Return the lines below exactly, from the first line to the line that contains "from bokeh.resources import INLINE". Leave out pictures.

:::

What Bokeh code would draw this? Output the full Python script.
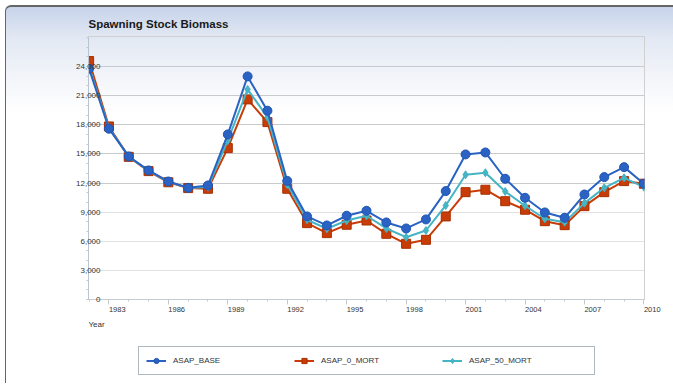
from bokeh.plotting import figure
from bokeh.layouts import column
from bokeh.models import (Range1d, FixedTicker, Grid, Legend, LegendItem, Label,
                          NumeralTickFormatter)
from bokeh.embed import file_html
from bokeh.resources import INLINE

years = list(range(1982, 2011))
asap_base = [23780, 17600, 14740, 13300, 12160, 11510, 11750, 17010, 22990, 19450,
             12220, 8560, 7630, 8630, 9140, 7940, 7320, 8250, 11170, 14950,
             15150, 12440, 10480, 8970, 8420, 10820, 12610, 13640, 11930]
asap_0_mort = [24570, 17830, 14700, 13230, 12080, 11480, 11410, 15600, 20620, 18280,
               11410, 7870, 6840, 7700, 8140, 6770, 5740, 6150, 8560, 11060,
               11310, 10130, 9250, 8070, 7660, 9620, 11060, 12200, 11930]
asap_50_mort = [23950, 17700, 14720, 13270, 12120, 11500, 11580, 16390, 21650, 18790,
                11850, 8220, 7290, 8140, 8630, 7320, 6420, 7110, 9690, 12850,
                13060, 11130, 9660, 8320, 7970, 9930, 11510, 12540, 11580]
x_ticks = [1983, 1986, 1989, 1992, 1995, 1998, 2001, 2004, 2007, 2010]
y_ticks = [0, 3000, 6000, 9000, 12000, 15000, 18000, 21000, 24000]
series_names = ["ASAP_BASE", "ASAP_0_MORT", "ASAP_50_MORT"]

BLUE = "#2a63c4"
RED = "#c83c08"
CYAN = "#45b4c4"
FONT = "Liberation Sans"


def add_series(fig):
    rl = fig.line(years, asap_0_mort, line_color=RED, line_width=2)
    rs = fig.scatter(years, asap_0_mort, marker="square", size=9, fill_color=RED,
                     line_color="#a83000", line_width=1)
    cl = fig.line(years, asap_50_mort, line_color=CYAN, line_width=2)
    cs = fig.scatter(years, asap_50_mort, marker="diamond", size=8, fill_color=CYAN,
                     line_color=CYAN)
    bl = fig.line(years, asap_base, line_color=BLUE, line_width=2)
    bs = fig.scatter(years, asap_base, marker="circle", size=9, fill_color=BLUE,
                     line_color="#1f55b0", line_width=1)
    return [(bl, bs), (rl, rs), (cl, cs)]


# ---------------- chart ----------------
p = figure(width=667, height=312, output_backend="svg", toolbar_location=None,
           x_range=Range1d(1981.97, 2010.03), y_range=Range1d(0, 27100),
           min_border_left=82, min_border_right=29, min_border_top=29, min_border_bottom=20,
           title="Spawning Stock Biomass")
p.border_fill_color = None
p.background_fill_color = None
p.outline_line_color = "#d0d0d0"

p.title.text_font = FONT
p.title.text_font_size = "11.5px"
p.title.text_font_style = "bold"
p.title.text_color = "#1a1a1a"
p.title.vertical_align = "top"
p.title.standoff = 10

# x axis; a tiny negative angle makes the labels start at their tick
xa = p.xaxis[0]
xa.ticker = FixedTicker(ticks=x_ticks, minor_ticks=years)
xa.axis_line_color = "#c4ccd6"
xa.major_tick_line_color = "#c8c8c8"
xa.minor_tick_line_color = "#c8c8c8"
xa.major_tick_in = 0
xa.major_tick_out = 5
xa.minor_tick_in = 0
xa.minor_tick_out = 2
xa.major_label_orientation = -0.0001
xa.major_label_standoff = 5
xa.major_label_text_font = FONT
xa.major_label_text_font_size = "7.5px"
xa.major_label_text_color = "#333333"

ya = p.yaxis[0]
ya.ticker = FixedTicker(ticks=y_ticks, minor_ticks=list(range(0, 27001, 1000)))
ya.formatter = NumeralTickFormatter(format="0,0")
ya.axis_line_color = "#b8c4d2"
ya.major_tick_line_color = "#c8c8c8"
ya.minor_tick_line_color = "#c8c8c8"
ya.major_tick_in = 0
ya.major_tick_out = 2
ya.minor_tick_in = 0
ya.minor_tick_out = 2
ya.major_label_text_font = FONT
ya.major_label_text_font_size = "8px"
ya.major_label_text_color = "#333333"
ya.major_label_standoff = -14

# grids
p.xgrid.visible = False
p.ygrid.ticker = FixedTicker(ticks=[12000, 15000, 18000, 21000, 24000])
p.ygrid.grid_line_color = "#c8cacc"
g2 = Grid(dimension=1, ticker=FixedTicker(ticks=[9000]), grid_line_color="#e2e2e2")
g3 = Grid(dimension=1, ticker=FixedTicker(ticks=[3000, 6000]), grid_line_color="#c4c4c4",
          grid_line_dash="1 1")
p.add_layout(g2)
p.add_layout(g3)

add_series(p)

# ---------------- footer: axis title + legend ----------------
# same series drawn again, but its ranges keep them out of view; only the legend shows
f = figure(width=667, height=64, output_backend="svg", toolbar_location=None,
           x_range=Range1d(0, 1), y_range=Range1d(0, 1),
           min_border=0, x_axis_type=None, y_axis_type=None)
f.border_fill_color = None
f.background_fill_color = None
f.outline_line_color = None
f.grid.visible = False

pairs = add_series(f)
legend = Legend(items=[LegendItem(label=name, renderers=list(rr))
                       for name, rr in zip(series_names, pairs)],
                orientation="horizontal", location=(50, 8),
                padding=7, spacing=3, margin=0,
                glyph_width=20, glyph_height=13, label_width=118, label_height=13,
                label_standoff=7, label_text_font=FONT,
                label_text_font_size="8px", label_text_color="#333333",
                border_line_color="#5f6f7f", border_line_width=1,
                background_fill_color="white", background_fill_alpha=1)
f.add_layout(legend)

f.add_layout(Label(x=0, y=59, x_units="screen", y_units="screen", text="Year",
                   text_font=FONT, text_font_size="8px", text_color="#333333",
                   text_baseline="middle"))

layout = column(p, f, spacing=0,
                styles={"margin-left": "5px", "margin-top": "5px",
                        "background": "linear-gradient(to bottom, #c6d3ea 0px, #e2e8f3 30px, #f4f6fa 75px, #ffffff 105px)",
                        "border-top": "2px solid #666666", "border-left": "1px solid #666666",
                        "border-top-left-radius": "6px"})

open("out.html", "w").write(file_html(layout, INLINE))
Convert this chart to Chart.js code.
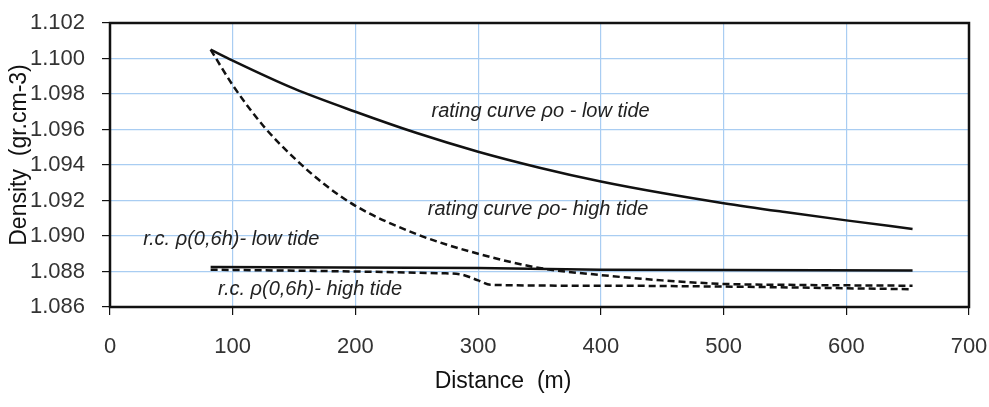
<!DOCTYPE html>
<html>
<head>
<meta charset="utf-8">
<script src="https://cdn.jsdelivr.net/npm/chart.js"></script>
<style>
  html, body { margin: 0; padding: 0; background: #fff; }
  #wrap { width: 989px; height: 407px; }
</style>
</head>
<body>
<div id="wrap"><canvas id="densityChart" width="989" height="407"></canvas></div>
<script>
// distances (m) and densities (gr.cm-3)
const lowTideX = [82, 100, 150, 200, 250, 300, 350, 400, 450, 500, 550, 600, 654];
const lowTideY = [1.1005, 1.09988, 1.0983, 1.0970, 1.0958, 1.09475, 1.09385, 1.09307, 1.09242, 1.09185, 1.09135, 1.09088, 1.0904];

const highTideX = [82, 100, 125, 150, 175, 200, 250, 300, 350, 400, 450, 500, 550, 600, 654];
const highTideY = [1.1005, 1.0985, 1.0962, 1.0944, 1.0929, 1.0917, 1.0901, 1.0890, 1.0882, 1.0878, 1.0875, 1.0873, 1.08725, 1.08722, 1.0872];

const rcLowX = [82, 300, 400, 500, 654];
const rcLowY = [1.08826, 1.0882, 1.0881, 1.08808, 1.08805];

const rcHighX = [82, 200, 270, 285, 300, 310, 400, 500, 654];
const rcHighY = [1.0881, 1.0880, 1.0879, 1.08785, 1.0875, 1.08725, 1.0872, 1.08715, 1.0870];

const xTicks = [0, 100, 200, 300, 400, 500, 600, 700];
const yTicks = [1.086, 1.088, 1.090, 1.092, 1.094, 1.096, 1.098, 1.100, 1.102];

// curve labels, anchored at (distance, density)
const curveLabels = [
  { text: 'rating curve \u03c1o - low tide', x: 262, y: 1.0970 },
  { text: 'rating curve \u03c1o- high tide', x: 259, y: 1.0915 },
  { text: 'r.c. \u03c1(0,6h)- low tide', x: 27, y: 1.0898 },
  { text: 'r.c. \u03c1(0,6h)- high tide', x: 88, y: 1.0870 }
];

const FONT = "'Liberation Sans', Arial, sans-serif";

function toPoints(xs, ys) {
  return xs.map((x, i) => ({ x: x, y: ys[i] }));
}

const frameAndText = {
  id: 'frameAndText',
  afterDatasetsDraw(chart) {
    const ctx = chart.ctx;
    const a = chart.chartArea;
    const xs = chart.scales.x, ys = chart.scales.y;
    ctx.save();
    // plot frame
    ctx.strokeStyle = '#111';
    ctx.lineWidth = 2.5;
    ctx.strokeRect(a.left, a.top, a.right - a.left, a.bottom - a.top);

    // curve labels
    ctx.fillStyle = '#222';
    ctx.font = 'italic 20px ' + FONT;
    ctx.textBaseline = 'middle';
    ctx.textAlign = 'left';
    curveLabels.forEach(l => {
      ctx.fillText(l.text, xs.getPixelForValue(l.x), ys.getPixelForValue(l.y));
    });

    // axis titles
    ctx.fillStyle = '#111';
    ctx.font = '23px ' + FONT;
    ctx.textAlign = 'center';
    ctx.fillText('Distance  (m)', 503, 382);
    ctx.translate(20, 155);
    ctx.rotate(-Math.PI / 2);
    ctx.fillText('Density  (gr.cm-3)', 0, 0);
    ctx.restore();
  }
};

new Chart(document.getElementById('densityChart'), {
  type: 'scatter',
  data: {
    datasets: [
      {
        label: 'rating curve low tide',
        data: toPoints(lowTideX, lowTideY),
        showLine: true, borderColor: '#111', borderWidth: 2.5,
        pointRadius: 0, cubicInterpolationMode: 'monotone'
      },
      {
        label: 'rating curve high tide',
        data: toPoints(highTideX, highTideY),
        showLine: true, borderColor: '#111', borderWidth: 2.5, borderDash: [7, 4],
        pointRadius: 0, cubicInterpolationMode: 'monotone'
      },
      {
        label: 'r.c. low tide',
        data: toPoints(rcLowX, rcLowY),
        showLine: true, borderColor: '#111', borderWidth: 2.5,
        pointRadius: 0, tension: 0
      },
      {
        label: 'r.c. high tide',
        data: toPoints(rcHighX, rcHighY),
        showLine: true, borderColor: '#111', borderWidth: 2.5, borderDash: [7, 4],
        pointRadius: 0, cubicInterpolationMode: 'monotone'
      }
    ]
  },
  options: {
    responsive: false,
    animation: false,
    layout: { padding: { top: 23, right: 20, left: 0, bottom: 0 } },
    plugins: { legend: { display: false }, tooltip: { enabled: false } },
    scales: {
      x: {
        type: 'linear', min: 0, max: 700,
        afterBuildTicks: s => { s.ticks = xTicks.map(v => ({ value: v })); },
        afterFit: s => { s.height = 100; s.paddingLeft = 0; s.paddingRight = 0; },
        grid: { color: '#a9cdf2', lineWidth: 1.2, tickColor: '#111', tickLength: 8, drawTicks: true },
        border: { display: false },
        ticks: { color: '#333', font: { family: FONT, size: 22 }, padding: 19, maxRotation: 0 }
      },
      y: {
        type: 'linear', min: 1.086, max: 1.102,
        afterBuildTicks: s => { s.ticks = yTicks.map(v => ({ value: v })); },
        afterFit: s => { s.width = 110; s.paddingTop = 0; s.paddingBottom = 0; },
        grid: { color: '#a9cdf2', lineWidth: 1.2, tickColor: '#111', tickLength: 8, drawTicks: true },
        border: { display: false },
        ticks: { color: '#333', font: { family: FONT, size: 22 }, padding: 17, callback: v => v.toFixed(3) }
      }
    }
  },
  plugins: [frameAndText]
});
</script>
</body>
</html>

:::

◆ OUTPUT FOR THIS EXERCISE
What Bokeh code would draw this? Output the full Python script.
from bokeh.plotting import figure
from bokeh.layouts import column
from bokeh.models import (Range1d, FixedTicker, Grid, Legend, LegendItem, Label,
                          NumeralTickFormatter)
from bokeh.embed import file_html
from bokeh.resources import INLINE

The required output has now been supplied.